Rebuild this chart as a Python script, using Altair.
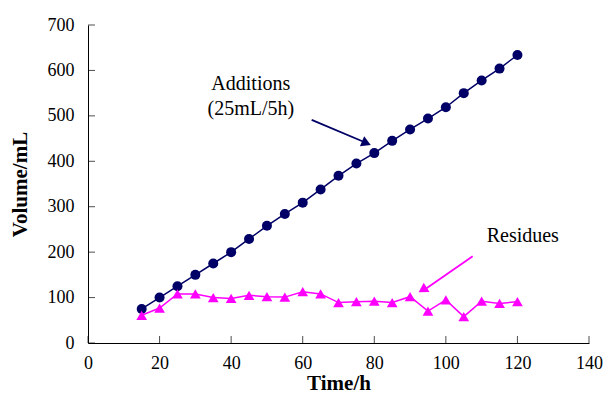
import altair as alt
import pandas as pd

time_h = [15, 20, 25, 30, 35, 40, 45, 50, 55, 60, 65, 70, 75, 80, 85, 90, 95, 100, 105, 110, 115, 120]
additions = [75, 100, 125, 150, 175, 200, 229, 258, 284, 309, 338, 368, 395, 418, 445, 470, 494, 519, 550, 578, 604, 634]
residues = [61, 77, 108, 108, 100, 98, 105, 102, 101, 113, 108, 89, 91, 92, 89, 102, 70, 95, 58, 92, 87, 91]

x_ticks = [0, 20, 40, 60, 80, 100, 120, 140]
y_ticks = [0, 100, 200, 300, 400, 500, 600, 700]

NAVY = "#000066"
MAGENTA = "#ff00ff"
FONT = "Liberation Serif"
W, H = 501, 318

df = pd.DataFrame({"t": time_h, "add": additions, "res": residues})

xs = alt.Scale(domain=[0, 140], nice=False, zero=True)
ys = alt.Scale(domain=[0, 700], nice=False)

xaxis = alt.Axis(values=x_ticks, title="Time/h", grid=False, ticks=False, labelPadding=11,
                 labelFont=FONT, labelFontSize=18, labelColor="#000000",
                 titleFont=FONT, titleFontSize=21, titleFontWeight="bold", titlePadding=0,
                 domainColor="#000000", labelFlush=False)
yaxis = alt.Axis(values=y_ticks, title="Volume/mL", grid=False, ticks=False, labelPadding=14,
                 labelFont=FONT, labelFontSize=18, labelColor="#000000",
                 titleFont=FONT, titleFontSize=21, titleFontWeight="bold", titlePadding=17,
                 domainColor="#000000", labelFlush=False)

base = alt.Chart(df)

add_line = base.mark_line(color=NAVY, strokeWidth=1.5).encode(
    x=alt.X("t:Q", scale=xs, axis=xaxis),
    y=alt.Y("add:Q", scale=ys, axis=yaxis),
)
add_pts = base.mark_point(shape="circle", filled=True, color=NAVY, size=100, opacity=1).encode(
    x=alt.X("t:Q", scale=xs), y=alt.Y("add:Q", scale=ys))

res_line = base.mark_line(color=MAGENTA, strokeWidth=1.5).encode(
    x=alt.X("t:Q", scale=xs), y=alt.Y("res:Q", scale=ys))
res_pts = base.mark_point(shape="triangle-up", filled=True, color=MAGENTA, size=115, opacity=1).encode(
    x=alt.X("t:Q", scale=xs), y=alt.Y("res:Q", scale=ys))

# inward ticks
xt = alt.Chart(pd.DataFrame({"v": x_ticks})).mark_tick(
    orient="vertical", color="#000000", size=7, thickness=1).encode(
    x=alt.X("v:Q", scale=xs), y=alt.value(H - 3.5))
yt = alt.Chart(pd.DataFrame({"v": y_ticks})).mark_tick(
    orient="horizontal", color="#000000", size=7, thickness=1).encode(
    y=alt.Y("v:Q", scale=ys), x=alt.value(3.5))

# annotations
ann_text = pd.DataFrame({
    "x": [45.5, 45.5, 121.5],
    "y": [571, 514, 236],
    "label": ["Additions", "(25mL/5h)", "Residues"],
})
texts = alt.Chart(ann_text).mark_text(font=FONT, fontSize=20, color="#000000", align="center", baseline="middle").encode(
    x=alt.X("x:Q", scale=xs), y=alt.Y("y:Q", scale=ys), text="label:N")

arrows = pd.DataFrame({
    "x": [62.5, 107.5], "y": [491, 191],
    "x2": [77.0, 94.5], "y2": [443, 120],
    "c": [NAVY, MAGENTA],
})
arrow_lines = alt.Chart(arrows).mark_rule(strokeWidth=1.8).encode(
    x=alt.X("x:Q", scale=xs), y=alt.Y("y:Q", scale=ys),
    x2="x2:Q", y2="y2:Q", color=alt.Color("c:N", scale=None))

heads = pd.DataFrame({
    "x": [77.8, 93.5], "y": [440, 117], "ang": [113, 238], "c": [NAVY, MAGENTA],
})
arrow_heads = alt.Chart(heads).mark_point(shape="triangle-up", filled=True, size=120, opacity=1).encode(
    x=alt.X("x:Q", scale=xs), y=alt.Y("y:Q", scale=ys),
    angle=alt.Angle("ang:Q", scale=None), color=alt.Color("c:N", scale=None))

chart = alt.layer(add_line, res_line, add_pts, res_pts, xt, yt, texts, arrow_lines, arrow_heads).properties(
    width=W, height=H,
    autosize=alt.AutoSizeParams(type="none"),
    padding={"left": 80, "top": 17, "right": 14, "bottom": 58},
    background="#ffffff",
).configure_view(stroke=None)

chart.save("out.html", embed_options={"renderer": "svg", "actions": False})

### TASK TO COMPLETE
From the first line of the listing above, repeat every line through the one holding "ys = alt.Scale(domain=[0, 700], nice=False)". Both ends count, and pictures stay out.

### FINAL RESULT
Rebuild this chart as a Python script, using Altair.
import altair as alt
import pandas as pd

time_h = [15, 20, 25, 30, 35, 40, 45, 50, 55, 60, 65, 70, 75, 80, 85, 90, 95, 100, 105, 110, 115, 120]
additions = [75, 100, 125, 150, 175, 200, 229, 258, 284, 309, 338, 368, 395, 418, 445, 470, 494, 519, 550, 578, 604, 634]
residues = [61, 77, 108, 108, 100, 98, 105, 102, 101, 113, 108, 89, 91, 92, 89, 102, 70, 95, 58, 92, 87, 91]

x_ticks = [0, 20, 40, 60, 80, 100, 120, 140]
y_ticks = [0, 100, 200, 300, 400, 500, 600, 700]

NAVY = "#000066"
MAGENTA = "#ff00ff"
FONT = "Liberation Serif"
W, H = 501, 318

df = pd.DataFrame({"t": time_h, "add": additions, "res": residues})

xs = alt.Scale(domain=[0, 140], nice=False, zero=True)
ys = alt.Scale(domain=[0, 700], nice=False)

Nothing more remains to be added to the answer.